Here we have not only the contrast – one who is acutely aware of her sins, and another who is ignorant of his own – but the satisfaction of a great human longing which nothing else could satisfy.
I call it a proof from strength because there is no one else powerful enough to do this. See the reaction – the people at table take for granted that a mere man cannot forgive sins. We humans are not in the proper role of authority. We are weak.
But the Lord is strong. The woman heard of his works, and recognized in him the presence of God. And she utterly prostrated herself before him, as a sign of her weakness, her inability to save herself from her own sins. (One can hardly imagine more abject prostration – she weeps, she cleans his feet with her hair, she pours out ointment like she wishes she could pour out her heart and soul).
And does he counsel her? Does he prescribe psychotropic drugs, does he tell her it was nothing, that she’s doing fine?
No. And no one else could do what he did next. The whole world could have stopped spinning, the Universe could have flashed out of existence, and no more power would be required than was exercised.
From a position of power and authority, he simply speaks, and it is done. He says she is forgiven,* and she is.

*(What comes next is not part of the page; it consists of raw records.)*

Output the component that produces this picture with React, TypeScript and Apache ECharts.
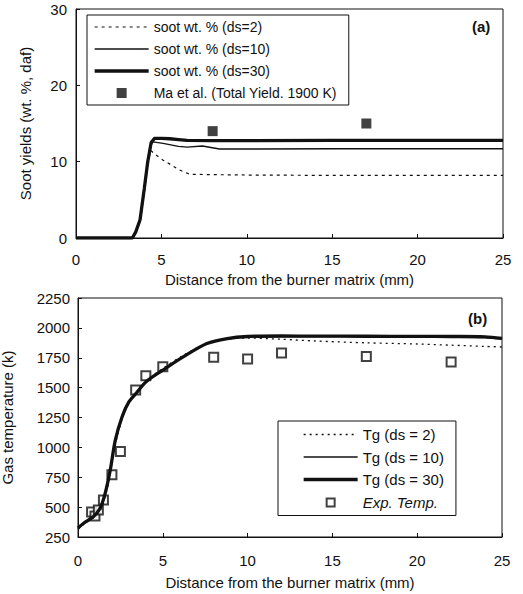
import React, { useEffect, useRef } from "react";
import * as echarts from "echarts";

// ---------- Panel (a): soot yields ----------
const distA2 = [0, 3.3, 3.5, 3.75, 4.0, 4.2, 4.37, 4.6, 5.1, 6.07, 6.66, 8, 10, 15, 20, 25];
const sootDs2 = [0, 0, 0.7, 2.1, 6.0, 9.5, 11.5, 11.0, 10.2, 8.9, 8.35, 8.3, 8.25, 8.2, 8.2, 8.2];
const distA10 = [0, 3.3, 3.5, 3.75, 4.0, 4.2, 4.4, 4.5, 5.1, 6.0, 6.5, 7.4, 8.4, 10, 15, 20, 25];
const sootDs10 = [0, 0, 0.7, 2.2, 6.2, 9.8, 12.2, 12.6, 12.4, 12.0, 11.9, 12.05, 11.66, 11.65, 11.7, 11.7, 11.7];
const distA30 = [0, 3.3, 3.5, 3.75, 4.0, 4.2, 4.4, 4.6, 5.0, 5.5, 6.0, 6.5, 8, 10, 15, 20, 25];
const sootDs30 = [0, 0, 0.8, 2.4, 6.5, 10.0, 12.5, 13.05, 13.05, 13.0, 12.9, 12.8, 12.75, 12.75, 12.8, 12.8, 12.8];
const maDist = [8, 17];
const maYield = [14, 15];

// ---------- Panel (b): gas temperature ----------
const distB = [0, 0.33, 0.9, 1.3, 1.6, 1.9, 2.2, 2.6, 3.0, 3.5, 4.0, 5.0, 6.2, 7.6, 8.8, 10, 12, 14, 17, 20, 22, 24, 25];
const tgDs2 = [315, 355, 410, 470, 585, 770, 1020, 1235, 1370, 1465, 1555, 1660, 1770, 1870, 1905, 1915, 1905, 1890, 1875, 1865, 1855, 1845, 1840];
const tgDs10 = [320, 360, 415, 480, 600, 790, 1040, 1245, 1375, 1460, 1545, 1645, 1757, 1868, 1910, 1925, 1928, 1928, 1927, 1925, 1924, 1920, 1908];
const tgDs30 = [325, 365, 420, 490, 615, 810, 1060, 1256, 1380, 1465, 1548, 1646, 1757, 1869, 1911, 1928, 1932, 1931, 1930, 1929, 1928, 1925, 1912];
const expDist = [0.8, 1.0, 1.2, 1.5, 2.0, 2.5, 3.4, 4.0, 5.0, 8.0, 10.0, 12.0, 17.0, 22.0];
const expTemp = [460, 425, 475, 560, 770, 965, 1480, 1600, 1675, 1755, 1740, 1790, 1760, 1715];

const xTitle = "Distance from the burner matrix (mm)";
const yTitleA = "Soot yields (wt. %, daf)";
const yTitleB = "Gas temperature (k)";
const namesA = ["soot wt. % (ds=2)", "soot wt. % (ds=10)", "soot wt. % (ds=30)", "Ma et al. (Total Yield. 1900 K)"];
const namesB = ["Tg (ds = 2)", "Tg (ds = 10)", "Tg (ds = 30)", "Exp. Temp."];

const zip = (xs: number[], ys: number[]) => xs.map((x, i) => [x, ys[i]]);

const FONT = "Liberation Sans";
const BLACK = "#111";

const STYLE_DS2_A = { color: BLACK, width: 1.2, type: [3, 4] as number[] };
const STYLE_DS2_B = { color: BLACK, width: 1.3, type: [2, 4] as number[] };
const STYLE_DS10 = { color: BLACK, width: 1.4, type: "solid" };
const STYLE_DS30 = { color: BLACK, width: 3.3, type: "solid" };

function axisCommon() {
  return {
    axisLine: { show: true, lineStyle: { color: BLACK, width: 1 } },
    axisTick: { show: true, inside: true, length: 4, lineStyle: { color: BLACK } },
    splitLine: { show: false },
    axisLabel: { color: BLACK, fontFamily: FONT, fontSize: 15, formatter: (v: number) => String(v) },
    nameTextStyle: { color: BLACK, fontFamily: FONT, fontSize: 15 },
  };
}

const lineLegend = (name: string, lineStyle: any) => ({ name, itemStyle: { opacity: 0 }, lineStyle });

export default function App() {
  const ref = useRef<HTMLDivElement>(null);
  useEffect(() => {
    if (!ref.current) return;
    const chart = echarts.init(ref.current, undefined, { renderer: "svg" });
    const c = axisCommon();
    chart.setOption({
      animation: false,
      backgroundColor: "#fff",
      grid: [
        { left: 76, top: 9, width: 427, height: 229, show: true, borderColor: BLACK, borderWidth: 1, outerBoundsMode: "none", containLabel: false },
        { left: 78, top: 298, width: 424, height: 239, show: true, borderColor: BLACK, borderWidth: 1, outerBoundsMode: "none", containLabel: false },
      ],
      xAxis: [
        {
          ...c, type: "value", gridIndex: 0, min: 0, max: 25, interval: 5,
          axisLabel: { ...c.axisLabel, margin: 14 },
          name: xTitle, nameLocation: "middle", nameGap: 34,
        },
        {
          ...c, type: "value", gridIndex: 1, min: 0, max: 25, interval: 5,
          axisLabel: { ...c.axisLabel, margin: 16 },
          name: xTitle, nameLocation: "middle", nameGap: 38,
        },
      ],
      yAxis: [
        {
          ...c, type: "value", gridIndex: 0, min: 0, max: 30, interval: 10,
          axisLabel: { ...c.axisLabel, margin: 9 },
          name: yTitleA, nameLocation: "middle", nameGap: 43,
        },
        {
          ...c, type: "value", gridIndex: 1, min: 250, max: 2250, interval: 250,
          axisLabel: { ...c.axisLabel, margin: 8 },
          name: yTitleB, nameLocation: "middle", nameGap: 63,
        },
      ],
      legend: [
        {
          left: 87, top: 15, orient: "vertical", itemWidth: 54, itemHeight: 14, itemGap: 8,
          padding: [5, 12, 5, 6], borderColor: BLACK, borderWidth: 1, backgroundColor: "#fff",
          textStyle: { color: BLACK, fontFamily: FONT, fontSize: 14 },
          data: [
            lineLegend(namesA[0], STYLE_DS2_A),
            lineLegend(namesA[1], STYLE_DS10),
            lineLegend(namesA[2], STYLE_DS30),
            { name: namesA[3], icon: "path://M0,0M14,14M2,2h10v10h-10z" },
          ],
        },
        {
          left: 278, top: 421, orient: "vertical", itemWidth: 54, itemHeight: 14, itemGap: 7.5,
          padding: [6, 12, 5, 24], borderColor: BLACK, borderWidth: 1, backgroundColor: "#fff",
          textStyle: { color: BLACK, fontFamily: FONT, fontSize: 15 },
          data: [
            lineLegend(namesB[0], STYLE_DS2_B),
            lineLegend(namesB[1], STYLE_DS10),
            lineLegend(namesB[2], STYLE_DS30),
            { name: namesB[3], icon: "path://M0,0M14,14M3,3h8v8h-8z", textStyle: { fontStyle: "italic" } },
          ],
        },
      ],
      graphic: [
        { type: "text", left: 472, top: 19, style: { text: "(a)", font: `bold 15px ${FONT}`, fill: BLACK } },
        { type: "text", left: 468, top: 311, style: { text: "(b)", font: `bold 15px ${FONT}`, fill: BLACK } },
      ],
      series: [
        {
          name: namesA[0], type: "line", xAxisIndex: 0, yAxisIndex: 0, symbol: "none", color: BLACK,
          lineStyle: STYLE_DS2_A, data: zip(distA2, sootDs2),
        },
        {
          name: namesA[1], type: "line", xAxisIndex: 0, yAxisIndex: 0, symbol: "none", color: BLACK,
          lineStyle: STYLE_DS10, data: zip(distA10, sootDs10),
        },
        {
          name: namesA[2], type: "line", xAxisIndex: 0, yAxisIndex: 0, symbol: "none", color: BLACK,
          lineStyle: STYLE_DS30, data: zip(distA30, sootDs30),
        },
        {
          name: namesA[3], type: "scatter", xAxisIndex: 0, yAxisIndex: 0, symbol: "rect", symbolSize: 10,
          itemStyle: { color: BLACK }, data: zip(maDist, maYield),
        },
        {
          name: namesB[0], type: "line", xAxisIndex: 1, yAxisIndex: 1, symbol: "none", smooth: 0.3, color: BLACK,
          lineStyle: STYLE_DS2_B, data: zip(distB, tgDs2),
        },
        {
          name: namesB[1], type: "line", xAxisIndex: 1, yAxisIndex: 1, symbol: "none", smooth: 0.3, color: BLACK,
          lineStyle: STYLE_DS10, data: zip(distB, tgDs10),
        },
        {
          name: namesB[2], type: "line", xAxisIndex: 1, yAxisIndex: 1, symbol: "none", smooth: 0.3, color: BLACK,
          lineStyle: STYLE_DS30, data: zip(distB, tgDs30),
        },
        {
          name: namesB[3], type: "scatter", xAxisIndex: 1, yAxisIndex: 1, symbol: "rect", symbolSize: 9,
          itemStyle: { color: "#fff", borderColor: BLACK, borderWidth: 2 }, data: zip(expDist, expTemp),
        },
      ],
    });
    return () => chart.dispose();
  }, []);
  return (
    <div
      ref={ref}
      style={{ position: "fixed", left: 0, top: 0, width: 523, height: 594, background: "#fff" }}
    />
  );
}
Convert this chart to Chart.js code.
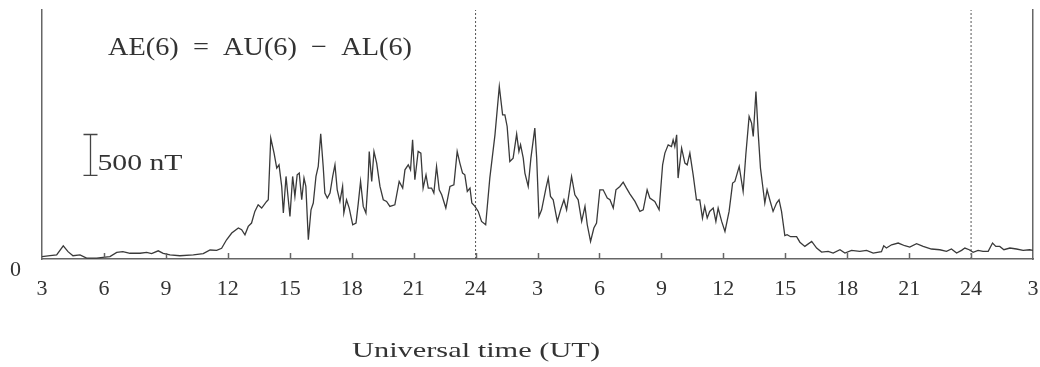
<!DOCTYPE html>
<html>
<head>
<meta charset="utf-8">
<script src="https://cdn.jsdelivr.net/npm/chart.js@4.4.1/dist/chart.umd.min.js"></script>
<style>
  html, body { margin: 0; padding: 0; background: #fff; }
  #wrap { width: 1040px; height: 367px; position: relative; }
</style>
</head>
<body>
<div id="wrap"><canvas id="aeChart"></canvas></div>
<script>
// time axis runs over two days: 03 UT day 1 -> 03 UT day 3 (hours counted from day 1 00 UT)
const HOURS = [
    3.00, 3.39, 3.71, 4.03, 4.26, 4.50, 4.84, 5.16, 5.65, 5.95,
    6.29, 6.62, 6.92, 7.26, 7.75, 8.07, 8.31, 8.63, 8.87, 9.20,
    9.68, 10.33, 10.81, 11.14, 11.46, 11.70, 11.94, 12.19, 12.51, 12.67,
    12.83, 12.99, 13.15, 13.31, 13.47, 13.64, 13.88, 13.96, 14.08, 14.24,
    14.37, 14.48, 14.61, 14.69, 14.82, 14.93, 15.01, 15.14, 15.25, 15.36,
    15.46, 15.58, 15.69, 15.78, 15.90, 16.03, 16.14, 16.27, 16.38, 16.50,
    16.62, 16.70, 16.82, 16.95, 17.08, 17.19, 17.30, 17.43, 17.56, 17.62,
    17.75, 17.88, 18.05, 18.21, 18.32, 18.43, 18.56, 18.69, 18.80, 18.85,
    18.97, 19.08, 19.21, 19.37, 19.53, 19.69, 19.85, 20.09, 20.30, 20.47,
    20.58, 20.74, 20.85, 20.95, 21.06, 21.22, 21.35, 21.46, 21.60, 21.71,
    21.87, 21.98, 22.11, 22.24, 22.36, 22.56, 22.76, 22.95, 23.11, 23.24,
    23.37, 23.48, 23.60, 23.73, 23.82, 23.97, 24.13, 24.29, 24.49, 24.69,
    24.94, 25.15, 25.31, 25.42, 25.53, 25.66, 25.82, 25.99, 26.10, 26.18,
    26.31, 26.39, 26.55, 26.68, 26.87, 26.96, 27.07, 27.20, 27.41, 27.52,
    27.63, 27.76, 27.96, 28.12, 28.28, 28.41, 28.65, 28.81, 28.97, 29.14,
    29.30, 29.41, 29.57, 29.73, 29.86, 30.02, 30.18, 30.38, 30.51, 30.67,
    30.80, 30.99, 31.15, 31.31, 31.48, 31.72, 31.96, 32.12, 32.31, 32.44,
    32.68, 32.89, 33.06, 33.17, 33.33, 33.49, 33.57, 33.65, 33.74, 33.81,
    33.98, 34.14, 34.25, 34.38, 34.54, 34.70, 34.86, 34.99, 35.10, 35.22,
    35.34, 35.51, 35.64, 35.75, 35.92, 36.08, 36.28, 36.45, 36.56, 36.77,
    36.96, 37.09, 37.25, 37.37, 37.45, 37.58, 37.69, 37.80, 37.90, 38.01,
    38.12, 38.25, 38.41, 38.58, 38.70, 38.82, 38.98, 39.09, 39.26, 39.55,
    39.71, 39.95, 40.28, 40.52, 40.76, 41.08, 41.32, 41.65, 41.89, 42.21,
    42.61, 42.94, 43.26, 43.66, 43.77, 43.90, 44.15, 44.47, 44.79, 45.03,
    45.36, 45.68, 46.08, 46.49, 46.81, 47.05, 47.30, 47.54, 47.70, 47.91,
    48.10, 48.34, 48.58, 48.83, 49.04, 49.20, 49.39, 49.59, 49.88, 50.20,
    50.52, 50.84, 51.00
];

// AE(6) index, nT
const AE_NT = [
    30, 40, 50, 160, 90, 40, 50, 10, 10, 20,
    30, 80, 90, 70, 70, 80, 65, 100, 70, 50,
    40, 50, 65, 110, 105, 130, 235, 317, 378, 357,
    296, 398, 439, 581, 662, 622, 703, 723, 1476, 1293,
    1110, 1150, 886, 561, 1008, 723, 520, 1008, 764, 1028,
    1049, 723, 988, 886, 235, 601, 683, 1008, 1130, 1529,
    1130, 805, 744, 805, 1008, 1150, 845, 703, 886, 561,
    723, 622, 418, 439, 683, 947, 642, 561, 988, 1313,
    947, 1313, 1171, 886, 723, 703, 642, 662, 947, 866,
    1089, 1150, 1089, 1455, 967, 1313, 1293, 866, 1028, 866,
    866, 805, 1130, 845, 784, 622, 886, 906, 1313, 1171,
    1049, 1028, 825, 866, 683, 642, 581, 459, 418, 988,
    1516, 2106, 1760, 1760, 1618, 1191, 1232, 1525, 1313, 1394,
    1232, 1049, 886, 1232, 1598, 1232, 520, 601, 866, 988,
    764, 723, 459, 601, 723, 601, 1008, 784, 723, 459,
    642, 418, 215, 378, 439, 845, 845, 744, 723, 622,
    845, 886, 939, 866, 793, 703, 581, 601, 845, 744,
    703, 601, 1150, 1293, 1394, 1374, 1455, 1374, 1516, 988,
    1354, 1171, 1150, 1293, 1028, 723, 723, 500, 642, 500,
    581, 622, 459, 622, 459, 337, 581, 927, 947, 1130,
    825, 1272, 1740, 1659, 1496, 2045, 1537, 1110, 906, 683,
    845, 723, 581, 683, 723, 581, 285, 296, 272, 272,
    205, 154, 215, 134, 85, 93, 73, 113, 73, 105,
    93, 105, 73, 89, 162, 134, 174, 195, 162, 146,
    187, 154, 122, 113, 93, 122, 73, 105, 134, 113,
    81, 105, 93, 93, 195, 154, 154, 113, 134, 122,
    105, 113, 105
];

const X_TICKS = [3, 6, 9, 12, 15, 18, 21, 24, 27, 30, 33, 36, 39, 42, 45, 48, 51];
const X_TICK_LABELS = ['3', '6', '9', '12', '15', '18', '21', '24', '3', '6', '9', '12', '15', '18', '21', '24', '3'];
const DAY_BREAKS = [24, 48];
const Y_MAX = 3040;

// 500 nT scale bar (hour position, base value, length)
const BAR_HOUR = 5.32;
const BAR_BASE = 1020;
const BAR_SIZE = 500;

const SERIF = "'Liberation Serif', 'Times New Roman', serif";
const INK = '#333';
const AXIS = '#666';

function fitText(ctx, txt, x, baseline, width, size) {
    ctx.font = `${size}px ${SERIF}`;
    const w = ctx.measureText(txt).width;
    ctx.save();
    ctx.translate(x, baseline);
    ctx.scale(width / w, 1);
    ctx.fillText(txt, 0, 0);
    ctx.restore();
}

const decor = {
    id: 'aeDecor',
    afterDraw(chart) {
        const { ctx, scales: { x, y } } = chart;
        ctx.save();
        // inward ticks on the time axis
        ctx.strokeStyle = AXIS;
        ctx.lineWidth = 1.5;
        X_TICKS.slice(1, -1).forEach(v => {
            const px = Math.round(x.getPixelForValue(v)) + 0.5;
            ctx.beginPath();
            ctx.moveTo(px, y.bottom);
            ctx.lineTo(px, y.bottom - 6);
            ctx.stroke();
        });

        // scale bar
        const bx = Math.round(x.getPixelForValue(BAR_HOUR)) + 0.5;
        const b0 = y.getPixelForValue(BAR_BASE);
        const b1 = y.getPixelForValue(BAR_BASE + BAR_SIZE);
        ctx.strokeStyle = '#444';
        ctx.lineWidth = 1.3;
        ctx.beginPath();
        ctx.moveTo(bx, b0); ctx.lineTo(bx, b1);
        ctx.moveTo(bx - 7, b0); ctx.lineTo(bx + 7, b0);
        ctx.moveTo(bx - 7, b1); ctx.lineTo(bx + 7, b1);
        ctx.stroke();

        ctx.fillStyle = INK;
        ctx.textBaseline = 'alphabetic';
        // zero label sits a little below the baseline
        ctx.textAlign = 'right';
        ctx.font = `22px ${SERIF}`;
        ctx.fillText('0', x.left - 21, y.getPixelForValue(0) + 17);

        ctx.textAlign = 'left';
        fitText(ctx, '500 nT', bx + 7, 169.5, 85, 23);
        fitText(ctx, 'AE(6)  =  AU(6)  \u2212  AL(6)', 108, 55, 304, 26);
        fitText(ctx, 'Universal time (UT)', 352, 357, 248, 21);
        ctx.restore();
    }
};

const series = HOURS.map((h, i) => ({ x: h, y: AE_NT[i] }));

const datasets = [{
    data: series,
    borderColor: '#3a3a3a',
    borderWidth: 1.3,
    pointRadius: 0,
    tension: 0
}];
DAY_BREAKS.forEach(d => {
    datasets.push({
        data: [{ x: d, y: 0 }, { x: d, y: Y_MAX }],
        borderColor: '#555',
        borderWidth: 1,
        borderDash: [2, 2],
        pointRadius: 0
    });
});

const hiddenGrid = { display: true, drawOnChartArea: false, drawTicks: true, color: 'rgba(0,0,0,0)' };

new Chart(document.getElementById('aeChart'), {
    type: 'line',
    data: { datasets },
    options: {
        responsive: true,
        maintainAspectRatio: false,
        animation: false,
        devicePixelRatio: 1,
        layout: { padding: { top: 10, left: 0, right: 0, bottom: 0 } },
        plugins: { legend: { display: false }, tooltip: { enabled: false } },
        scales: {
            x: {
                type: 'linear',
                min: 3,
                max: 51,
                grid: { ...hiddenGrid, tickLength: 17 },
                border: { display: true, color: AXIS, width: 1.5 },
                ticks: {
                    autoSkip: false,
                    maxRotation: 0,
                    padding: 0,
                    color: INK,
                    font: { family: SERIF, size: 22 },
                    callback: (v, i) => X_TICK_LABELS[i]
                },
                afterBuildTicks: s => { s.ticks = X_TICKS.map(v => ({ value: v })); },
                afterFit: s => { s.height = 108; }
            },
            y: {
                position: 'left',
                min: 0,
                max: Y_MAX,
                grid: { display: false, drawTicks: false },
                border: { display: true, color: AXIS, width: 1.5 },
                ticks: { display: false, padding: 0 },
                afterFit: s => { s.width = 42; }
            },
            yRight: {
                position: 'right',
                min: 0,
                max: Y_MAX,
                grid: { display: false, drawTicks: false },
                border: { display: true, color: AXIS, width: 1.5 },
                ticks: { display: false, padding: 0 },
                afterFit: s => { s.width = 7; }
            }
        }
    },
    plugins: [decor]
});
</script>
</body>
</html>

The proof is that the sufficiently conscious soul knows what great cost there is in sin, knows how great a fall it is from the perfection that was intended for us, and she can neither bear it nor find any earthly relief from it. This remains quite true today. But if this cost can be charged against a soul, there must be some way to pay it. If it is possible to fall from innocence, to have been there in the first place, then there must be some way to be redeemed. (Or else there is nothing to fight for, there is nothing to progress toward).
There is only one who could pay the cost and redeem the fallen – and this we call God.
*Some hear this story, and they hear this word – forgiven – and they hear it again. The first to alert them; the second to overwhelm them. Some souls are always hearing echoes of the Lord.